In 2012, a decision to “retire” from racing 26.2 miles came with an unexpected twist. The following year, as my endurance sport goals shifted to other endeavors, Brooks discontinued the Green Silence.
Over the course of the Green Silence’s production, I opened up my wallet for several pairs in a variety of colors. While the shoe isn’t designed for high mileage, and aren’t the type this runner needs for regular training, the Green Silence proved to be my perfect racing shoe. Light, minimal heel-to-toe drop, responsive, a roomy toe box and comfortable.
The shoes stayed in my closet with the exception of speed workouts and races from the 5K to the marathon. With the popularity of these shoes, I never considered Brooks would discontinue making them, especially since the company didn’t alter the model from year to year. To my horror, when my goals shifted back to marathons, I found the hard truth — Brooks stopped production on my all-time favorite shoe and scouring the Internet only turns up a few used shoes with little wear left.
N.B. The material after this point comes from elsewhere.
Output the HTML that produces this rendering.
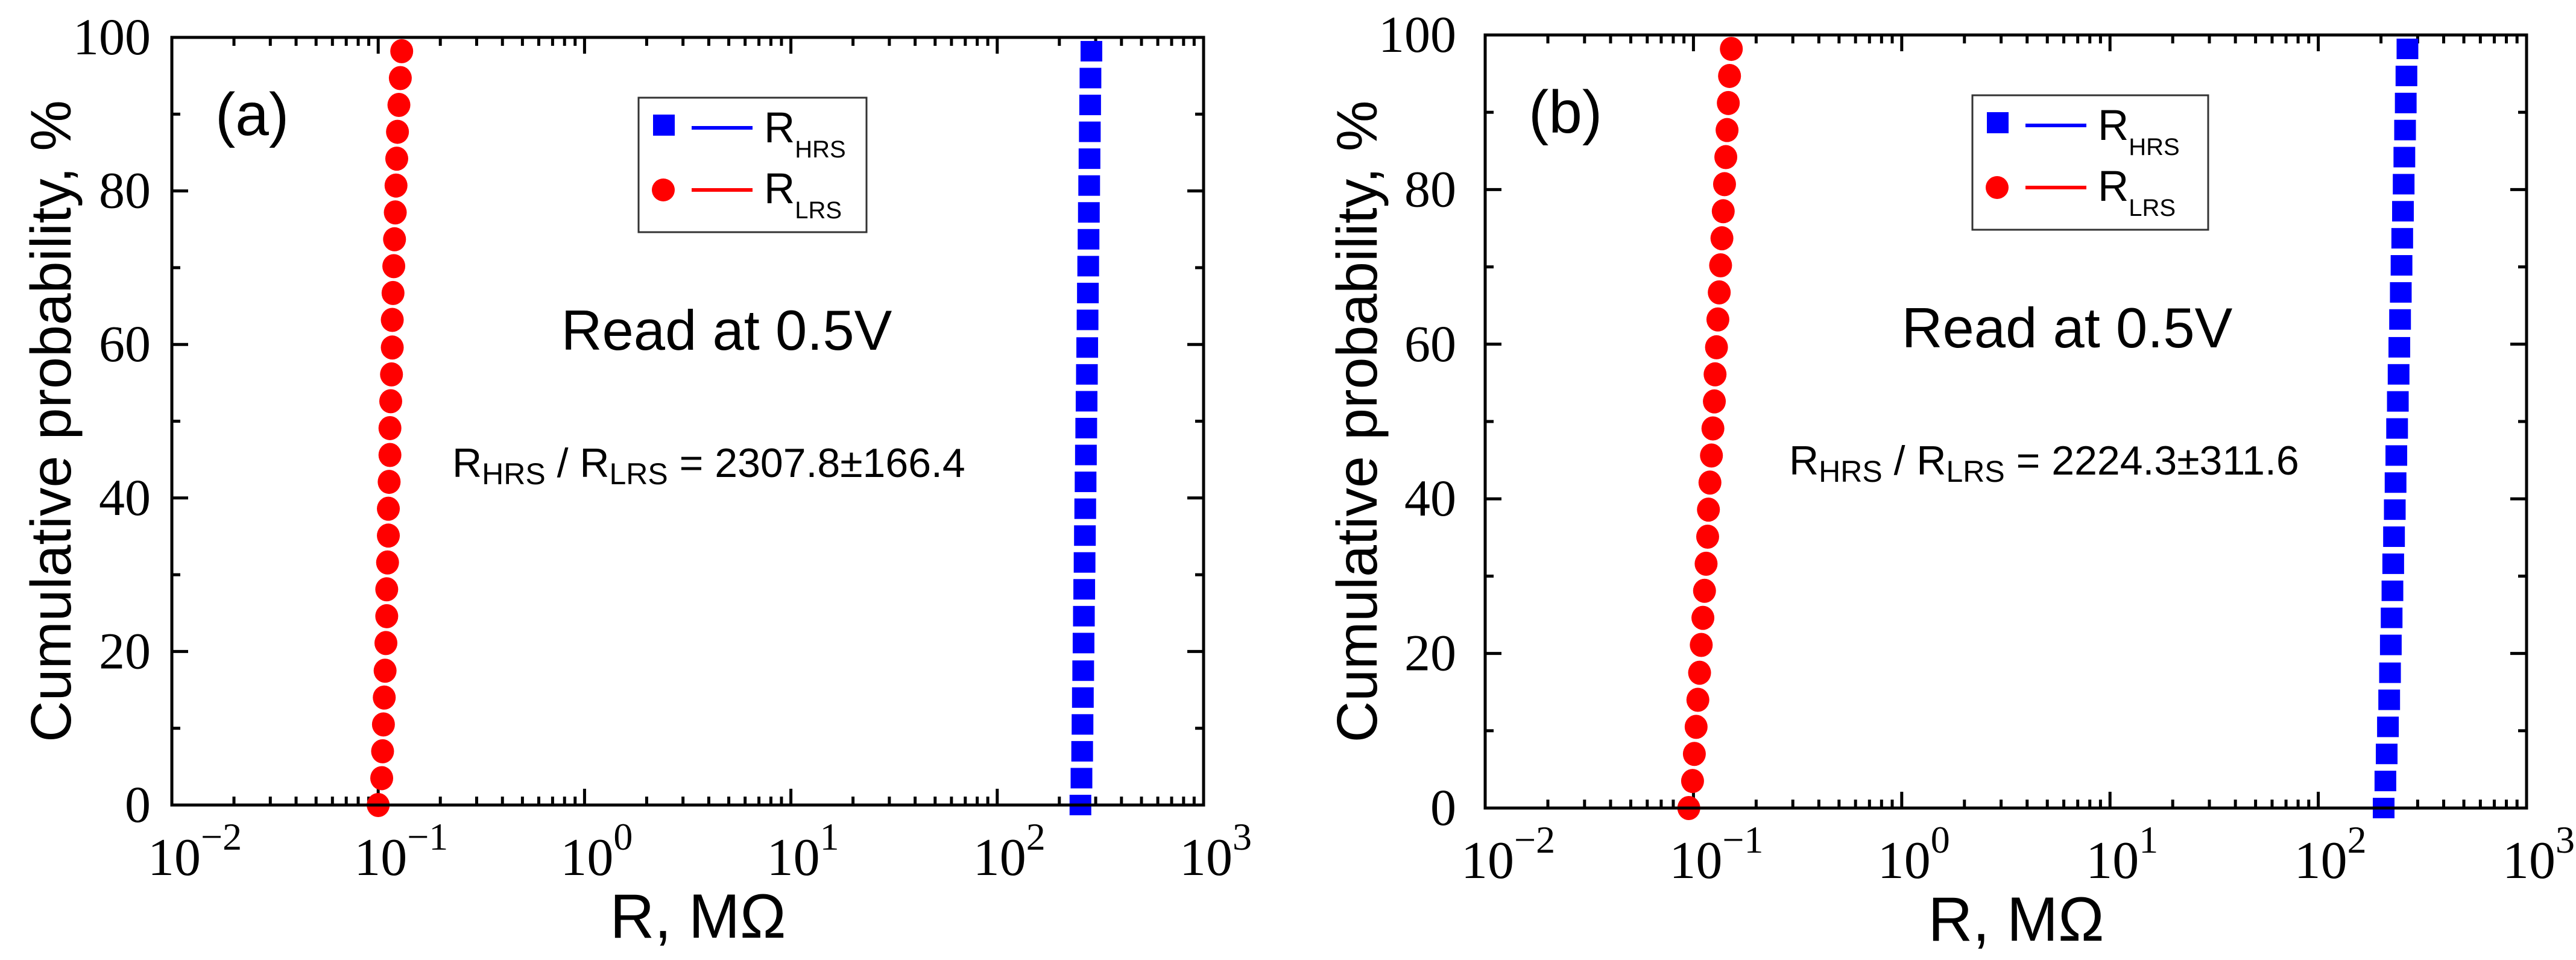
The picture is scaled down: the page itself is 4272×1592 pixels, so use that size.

Stashed in a closet, I found a pair, with just enough tread, to save for running the New York City Marathon. The request to find a replacement shoe began at the expo there and with emails to the company. My disappointment was magnified when the response from a customer service rep suggested I try a shoe within a line that just didn’t feel right.
That left really one alternative: start a search for another shoe model.
And the search continues. So I purchased a Brooks racing shoe that I had experimented with several years ago during shorter races. It had been improved, but still didn’t hit all the check boxes. During the Fargo half marathon, I used the Saucony model that was my preferred model prior to the Green Silence. It worked OK, but still left me searching for something better.
And now I’m going to experiment with a pair of Nike racing shoes.
A new training program in the buildup to St. George allows me to jump into some shorter summer races, where I’ll test some of the shoes to see if any of them will work as my marathon shoe.
By nature, I love experimenting, but my history in these tests hasn’t always been good: many of the different styles — in and out of the correct shoe category for me — have left me injured or broken down.
About a year ago, I swore off all experimenting — determined to stay healthy and content within the tried-and-true shoes for me. But a quest for a new racing shoe leaves me with little choice.